**PROBLEM**
Only the lines from the top of the listing below to the line that has "const yIntervals = [2, 1, 2, 1];" should be echoed, with both ends kept and pictures left out.

**GIVEN MATERIAL**
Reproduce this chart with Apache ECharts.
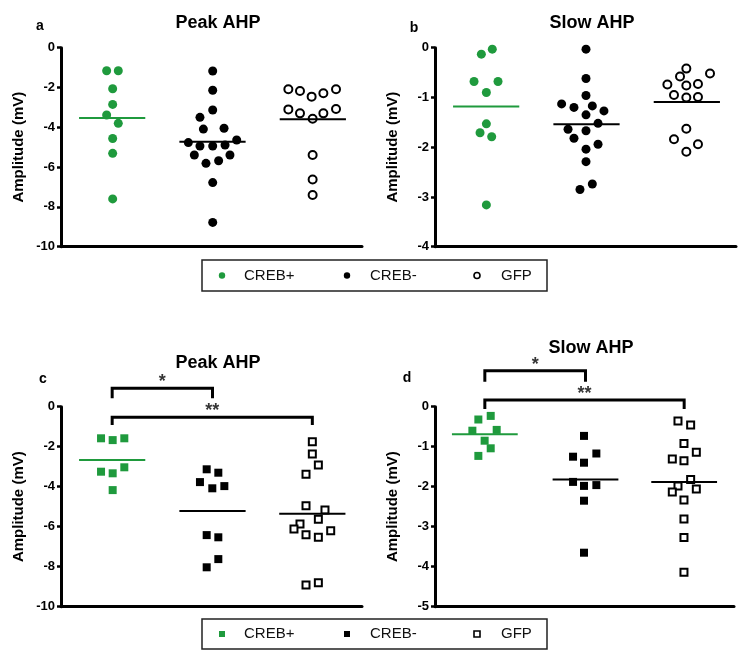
<!DOCTYPE html>
<html><head><meta charset="utf-8">
<script src="https://cdn.jsdelivr.net/npm/echarts@6/dist/echarts.min.js"></script>
<style>html,body{margin:0;padding:0;background:#fff}#c{width:748px;height:662px}</style>
</head><body><div id="c"></div>
<script>
// ---------- data (x = position across the 3 groups, y = amplitude mV) ----------
const groupNames = ['CREB+', 'CREB-', 'GFP'];
const panelTitles = ['Peak AHP', 'Slow AHP', 'Peak AHP', 'Slow AHP'];
const panelLetters = ['a', 'b', 'c', 'd'];
const yMins = [-10, -4, -10, -5];
const yIntervals = [2, 1, 2, 1];

// Panel a – Peak AHP (circles)
const aCrebPos = [[0.455,-1.16],[0.571,-1.16],[0.515,-2.06],[0.515,-2.85],[0.455,-3.38],[0.571,-3.80],[0.515,-4.56],[0.515,-5.31],[0.515,-7.6]];
const aCrebNeg = [[1.512,-1.17],[1.512,-2.14],[1.512,-3.13],[1.385,-3.50],[1.419,-4.09],[1.625,-4.05],[1.269,-4.77],[1.751,-4.64],[1.385,-4.94],[1.512,-4.94],[1.635,-4.89],[1.329,-5.39],[1.684,-5.39],[1.445,-5.81],[1.571,-5.68],[1.512,-6.78],[1.512,-8.78]];
const aGfp = [[2.266,-2.09],[2.382,-2.18],[2.498,-2.46],[2.615,-2.29],[2.741,-2.09],[2.266,-3.10],[2.382,-3.30],[2.508,-3.57],[2.615,-3.30],[2.741,-3.08],[2.508,-5.39],[2.508,-6.62],[2.508,-7.40]];
const aMeans = [-3.53, -4.72, -3.60];

// Panel b – Slow AHP (circles)
const bCrebPos = [[0.462,-0.13],[0.571,-0.03],[0.389,-0.68],[0.628,-0.68],[0.512,-0.90],[0.512,-1.53],[0.449,-1.71],[0.565,-1.79],[0.512,-3.16]];
const bCrebNeg = [[1.505,-0.03],[1.505,-0.62],[1.505,-0.96],[1.262,-1.13],[1.385,-1.20],[1.568,-1.17],[1.684,-1.27],[1.505,-1.35],[1.625,-1.52],[1.326,-1.64],[1.505,-1.67],[1.385,-1.82],[1.625,-1.94],[1.505,-2.04],[1.505,-2.29],[1.568,-2.74],[1.445,-2.85]];
const bGfp = [[2.505,-0.42],[2.741,-0.52],[2.442,-0.58],[2.316,-0.74],[2.505,-0.76],[2.621,-0.73],[2.382,-0.95],[2.505,-1.00],[2.621,-0.99],[2.505,-1.63],[2.382,-1.84],[2.621,-1.94],[2.505,-2.09]];
const bMeans = [-1.18, -1.54, -1.09];

// Panel c – Peak AHP (squares)
const cCrebPos = [[0.399,-1.58],[0.515,-1.67],[0.631,-1.58],[0.399,-3.25],[0.515,-3.33],[0.631,-3.03],[0.515,-4.17]];
const cCrebNeg = [[1.452,-3.13],[1.568,-3.30],[1.385,-3.77],[1.508,-4.08],[1.628,-3.97],[1.452,-6.42],[1.568,-6.53],[1.568,-7.62],[1.452,-8.03]];
const cGfp = [[2.505,-1.75],[2.505,-2.37],[2.565,-2.92],[2.442,-3.38],[2.442,-4.95],[2.631,-5.17],[2.565,-5.63],[2.382,-5.87],[2.322,-6.12],[2.688,-6.20],[2.442,-6.40],[2.565,-6.53],[2.442,-8.92],[2.565,-8.80]];
const cMeans = [-2.67, -5.22, -5.35];

// Panel d – Slow AHP (squares)
const dCrebPos = [[0.435,-0.32],[0.559,-0.23],[0.375,-0.60],[0.619,-0.58],[0.498,-0.85],[0.559,-1.04],[0.435,-1.23]];
const dCrebNeg = [[1.495,-0.73],[1.385,-1.25],[1.619,-1.17],[1.495,-1.40],[1.385,-1.88],[1.495,-1.98],[1.619,-1.96],[1.495,-2.35],[1.495,-3.65]];
const dGfp = [[2.438,-0.36],[2.565,-0.46],[2.498,-0.92],[2.622,-1.14],[2.381,-1.31],[2.498,-1.35],[2.565,-1.82],[2.438,-1.98],[2.622,-2.06],[2.381,-2.13],[2.498,-2.33],[2.498,-2.81],[2.498,-3.27],[2.498,-4.14]];
const dMeans = [-0.69, -1.82, -1.88];

const groupCenters = [[0.51,1.51,2.51],[0.51,1.51,2.51],[0.51,1.51,2.505],[0.50,1.51,2.50]];

// significance brackets: [fromX, toX, topY, legY, label]
const cBrackets = [[0.51,1.51,0.92,0.42,'*'],[0.51,2.505,-0.53,-0.92,'**']];
const dBrackets = [[0.50,1.51,0.90,0.625,'*'],[0.50,2.50,0.167,-0.06,'**']];

// ---------- chart ----------
const GREEN = '#1f9a3d';
const FONT = '"Liberation Sans", Arial, sans-serif';
const panels = [
  {data:[aCrebPos,aCrebNeg,aGfp], means:aMeans, shape:'circle', brackets:[]},
  {data:[bCrebPos,bCrebNeg,bGfp], means:bMeans, shape:'circle', brackets:[]},
  {data:[cCrebPos,cCrebNeg,cGfp], means:cMeans, shape:'rect', brackets:cBrackets},
  {data:[dCrebPos,dCrebNeg,dGfp], means:dMeans, shape:'rect', brackets:dBrackets}
];
const grids = [
  {left:61, top:47.7, width:301, height:199},
  {left:435, top:47.7, width:301, height:199},
  {left:61, top:406.7, width:301, height:200},
  {left:435, top:406.7, width:299, height:200}
];
const titlePos = [[213,9],[587,9],[213,349],[586,334]];
const letterPos = [[35,14],[409,16],[38,367],[402,366]];

const xAxes = [], yAxes = [], series = [], titles = [];
panels.forEach((p, i) => {
  xAxes.push({type:'value', gridIndex:i, min:0, max:3, axisLine:{show:true, onZero:false, lineStyle:{color:'#000', width:3}},
    axisTick:{show:false}, axisLabel:{show:false}, splitLine:{show:false}});
  yAxes.push({type:'value', gridIndex:i, min:yMins[i], max:0, interval:yIntervals[i],
    name:'Amplitude (mV)', nameLocation:'middle', nameGap:35,
    nameTextStyle:{fontFamily:FONT, fontWeight:'bold', fontSize:15, color:'#000'},
    axisLine:{show:true, onZero:false, lineStyle:{color:'#000', width:3}},
    axisTick:{show:true, length:4, lineStyle:{color:'#000', width:2.5}},
    axisLabel:{fontFamily:FONT, fontWeight:'bold', fontSize:13, color:'#000', margin:6},
    splitLine:{show:false}});
  titles.push({text:panelTitles[i], left:titlePos[i][0], top:titlePos[i][1], textAlign:'center',
    textStyle:{fontFamily:FONT, fontWeight:'bold', fontSize:18, color:'#000'}});
  titles.push({text:panelLetters[i], left:letterPos[i][0], top:letterPos[i][1], textAlign:'center',
    textStyle:{fontFamily:FONT, fontWeight:'bold', fontSize:14, color:'#000'}});
  const styles = [
    {color:GREEN, opacity:1},
    {color:'#000', opacity:1},
    {color:'#fff', borderColor:'#000', borderWidth:2, opacity:1}
  ];
  const sizes = p.shape === 'circle' ? [9,9,8] : [8,8,7];
  p.data.forEach((d, g) => {
    series.push({type:'scatter', name:groupNames[g], xAxisIndex:i, yAxisIndex:i, symbol:p.shape,
      symbolSize:sizes[g], itemStyle:styles[g], data:d, z:2});
  });
  p.means.forEach((m, g) => {
    const c = groupCenters[i][g];
    series.push({type:'line', xAxisIndex:i, yAxisIndex:i, showSymbol:false, symbol:'none', silent:true,
      lineStyle:{color: g===0 ? GREEN : '#000', width:2}, data:[[c-0.33,m],[c+0.33,m]], z:3});
  });
  p.brackets.forEach(b => {
    series.push({type:'line', xAxisIndex:i, yAxisIndex:i, symbol:'none', clip:false, silent:true,
      lineStyle:{color:'#000', width:3, join:'miter'}, data:[[b[0],b[3]],[b[0],b[2]],[b[1],b[2]],[b[1],b[3]]], z:4});
    series.push({type:'scatter', xAxisIndex:i, yAxisIndex:i, symbolSize:0, clip:false, silent:true,
      data:[[(b[0]+b[1])/2, b[2], b[4]]],
      label:{show:true, position:'top', distance:-3, formatter:q => q.data[2],
        fontFamily:FONT, fontWeight:'bold', fontSize:18, color:'#000'}, z:4});
  });
});

function legendGroup(y, h, shape) {
  const cy = y + h/2;
  const kids = [{type:'rect', shape:{x:202, y:y, width:345, height:h}, style:{fill:'#fff', stroke:'#222', lineWidth:1.5}}];
  const xs = [222, 347, 477], tx = [244, 370, 501];
  const fills = [GREEN, '#000', '#fff'];
  xs.forEach((x, k) => {
    if (shape === 'circle') {
      kids.push({type:'circle', shape:{cx:x, cy:cy, r: k===2 ? 3 : 3.2},
        style:{fill:fills[k], stroke: k===2 ? '#000' : null, lineWidth: k===2 ? 1.6 : 0}});
    } else {
      kids.push({type:'rect', shape:{x:x-3, y:cy-3, width:6, height:6},
        style:{fill:fills[k], stroke: k===2 ? '#000' : null, lineWidth: k===2 ? 1.6 : 0}});
    }
    kids.push({type:'text', x:tx[k], y:cy, style:{text:groupNames[k], fill:'#111', font:'15px ' + FONT, verticalAlign:'middle'}});
  });
  return {type:'group', children:kids};
}

const chart = echarts.init(document.getElementById('c'), null, {renderer:'canvas'});
chart.setOption({
  animation:false,
  backgroundColor:'#fff',
  title:titles,
  grid:grids,
  xAxis:xAxes,
  yAxis:yAxes,
  series:series,
  graphic:[legendGroup(260, 31, 'circle'), legendGroup(619, 30, 'rect')]
});
</script></body></html>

**RESPONSE TO THIS TASK**
Reproduce this chart with Apache ECharts.
<!DOCTYPE html>
<html><head><meta charset="utf-8">
<script src="https://cdn.jsdelivr.net/npm/echarts@6/dist/echarts.min.js"></script>
<style>html,body{margin:0;padding:0;background:#fff}#c{width:748px;height:662px}</style>
</head><body><div id="c"></div>
<script>
// ---------- data (x = position across the 3 groups, y = amplitude mV) ----------
const groupNames = ['CREB+', 'CREB-', 'GFP'];
const panelTitles = ['Peak AHP', 'Slow AHP', 'Peak AHP', 'Slow AHP'];
const panelLetters = ['a', 'b', 'c', 'd'];
const yMins = [-10, -4, -10, -5];
const yIntervals = [2, 1, 2, 1];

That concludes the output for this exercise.